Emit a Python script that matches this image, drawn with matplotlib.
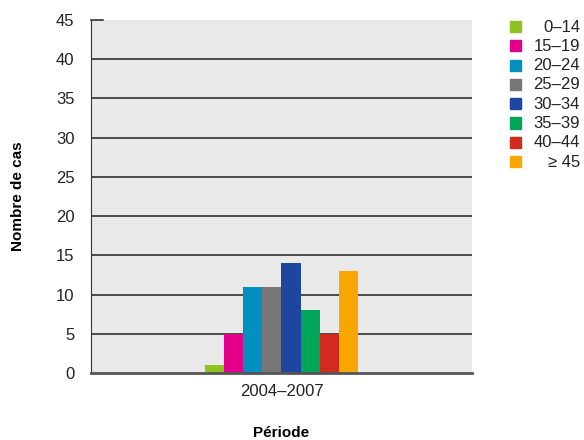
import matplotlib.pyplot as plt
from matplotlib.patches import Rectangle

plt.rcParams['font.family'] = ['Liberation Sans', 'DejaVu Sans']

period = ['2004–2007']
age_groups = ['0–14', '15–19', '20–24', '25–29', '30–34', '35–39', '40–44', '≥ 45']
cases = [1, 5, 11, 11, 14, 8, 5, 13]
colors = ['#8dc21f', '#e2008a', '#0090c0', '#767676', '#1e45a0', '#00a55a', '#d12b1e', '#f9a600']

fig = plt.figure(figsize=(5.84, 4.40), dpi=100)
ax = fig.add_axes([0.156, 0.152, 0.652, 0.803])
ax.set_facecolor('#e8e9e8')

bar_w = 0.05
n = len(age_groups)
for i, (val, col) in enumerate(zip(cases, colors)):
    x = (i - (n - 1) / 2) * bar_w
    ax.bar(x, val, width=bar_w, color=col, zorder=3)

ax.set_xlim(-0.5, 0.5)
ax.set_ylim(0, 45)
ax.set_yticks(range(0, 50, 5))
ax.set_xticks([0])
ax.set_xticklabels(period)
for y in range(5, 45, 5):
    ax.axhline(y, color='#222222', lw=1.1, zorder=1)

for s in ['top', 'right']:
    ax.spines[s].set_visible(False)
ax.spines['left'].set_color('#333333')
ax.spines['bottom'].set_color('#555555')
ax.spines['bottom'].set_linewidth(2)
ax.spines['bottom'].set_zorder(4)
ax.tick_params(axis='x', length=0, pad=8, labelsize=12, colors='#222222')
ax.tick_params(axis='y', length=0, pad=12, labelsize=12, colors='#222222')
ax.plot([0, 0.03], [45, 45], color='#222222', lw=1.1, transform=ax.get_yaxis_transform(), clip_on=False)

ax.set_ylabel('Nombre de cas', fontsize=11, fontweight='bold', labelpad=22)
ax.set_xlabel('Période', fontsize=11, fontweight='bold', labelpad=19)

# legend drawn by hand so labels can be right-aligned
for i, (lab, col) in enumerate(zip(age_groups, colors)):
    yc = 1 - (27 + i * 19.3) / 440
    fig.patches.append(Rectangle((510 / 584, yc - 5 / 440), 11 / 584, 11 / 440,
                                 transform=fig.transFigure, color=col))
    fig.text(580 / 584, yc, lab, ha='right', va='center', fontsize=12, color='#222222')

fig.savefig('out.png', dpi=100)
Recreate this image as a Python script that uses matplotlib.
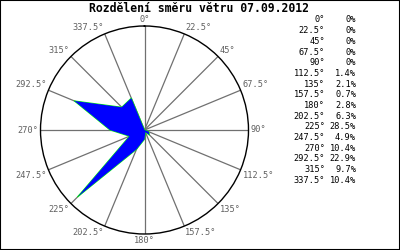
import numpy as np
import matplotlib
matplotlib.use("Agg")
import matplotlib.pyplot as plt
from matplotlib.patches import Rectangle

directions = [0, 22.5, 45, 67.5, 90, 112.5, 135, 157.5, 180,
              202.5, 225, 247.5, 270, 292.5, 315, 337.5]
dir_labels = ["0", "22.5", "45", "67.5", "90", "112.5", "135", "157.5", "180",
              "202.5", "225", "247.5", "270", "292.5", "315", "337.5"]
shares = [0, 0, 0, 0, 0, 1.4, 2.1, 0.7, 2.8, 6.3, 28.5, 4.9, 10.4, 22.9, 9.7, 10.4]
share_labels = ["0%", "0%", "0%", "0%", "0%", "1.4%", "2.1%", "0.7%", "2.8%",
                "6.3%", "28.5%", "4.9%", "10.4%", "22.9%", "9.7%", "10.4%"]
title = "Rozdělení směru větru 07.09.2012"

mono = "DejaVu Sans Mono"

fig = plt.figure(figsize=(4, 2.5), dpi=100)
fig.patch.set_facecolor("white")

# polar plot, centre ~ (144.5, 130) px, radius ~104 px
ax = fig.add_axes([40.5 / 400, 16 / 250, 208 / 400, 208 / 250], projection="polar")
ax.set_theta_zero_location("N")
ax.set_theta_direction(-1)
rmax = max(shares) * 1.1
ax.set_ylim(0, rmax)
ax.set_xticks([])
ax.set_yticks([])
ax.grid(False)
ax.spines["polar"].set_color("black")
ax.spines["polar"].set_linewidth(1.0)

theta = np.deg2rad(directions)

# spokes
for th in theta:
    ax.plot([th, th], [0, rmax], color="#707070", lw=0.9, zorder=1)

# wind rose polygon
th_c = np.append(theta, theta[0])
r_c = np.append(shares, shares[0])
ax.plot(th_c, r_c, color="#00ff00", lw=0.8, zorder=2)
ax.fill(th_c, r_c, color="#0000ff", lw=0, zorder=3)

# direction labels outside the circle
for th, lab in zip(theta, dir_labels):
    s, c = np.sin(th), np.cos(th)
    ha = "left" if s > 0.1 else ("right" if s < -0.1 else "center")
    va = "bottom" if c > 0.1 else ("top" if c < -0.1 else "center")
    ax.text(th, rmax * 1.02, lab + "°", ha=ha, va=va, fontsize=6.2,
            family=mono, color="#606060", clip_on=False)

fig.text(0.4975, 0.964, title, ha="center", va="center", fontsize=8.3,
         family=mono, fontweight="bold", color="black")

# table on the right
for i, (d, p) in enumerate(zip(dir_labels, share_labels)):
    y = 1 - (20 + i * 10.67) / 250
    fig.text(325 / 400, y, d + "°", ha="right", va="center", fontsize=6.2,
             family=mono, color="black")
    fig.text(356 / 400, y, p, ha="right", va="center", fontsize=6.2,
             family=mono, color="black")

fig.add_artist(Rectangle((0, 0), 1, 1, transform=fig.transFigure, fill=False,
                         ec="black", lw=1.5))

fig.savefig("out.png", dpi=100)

- **WHAT THE TASK REQUIRES**: Your task is to return the lines above, from the first one up to and including the line containing "ax.axhline(y, color='#222222', lw=1.1, zorder=1)", minus any pictures.

- **OUTPUT FOR THIS EXERCISE**:
Emit a Python script that matches this image, drawn with matplotlib.
import matplotlib.pyplot as plt
from matplotlib.patches import Rectangle

plt.rcParams['font.family'] = ['Liberation Sans', 'DejaVu Sans']

period = ['2004–2007']
age_groups = ['0–14', '15–19', '20–24', '25–29', '30–34', '35–39', '40–44', '≥ 45']
cases = [1, 5, 11, 11, 14, 8, 5, 13]
colors = ['#8dc21f', '#e2008a', '#0090c0', '#767676', '#1e45a0', '#00a55a', '#d12b1e', '#f9a600']

fig = plt.figure(figsize=(5.84, 4.40), dpi=100)
ax = fig.add_axes([0.156, 0.152, 0.652, 0.803])
ax.set_facecolor('#e8e9e8')

bar_w = 0.05
n = len(age_groups)
for i, (val, col) in enumerate(zip(cases, colors)):
    x = (i - (n - 1) / 2) * bar_w
    ax.bar(x, val, width=bar_w, color=col, zorder=3)

ax.set_xlim(-0.5, 0.5)
ax.set_ylim(0, 45)
ax.set_yticks(range(0, 50, 5))
ax.set_xticks([0])
ax.set_xticklabels(period)
for y in range(5, 45, 5):
    ax.axhline(y, color='#222222', lw=1.1, zorder=1)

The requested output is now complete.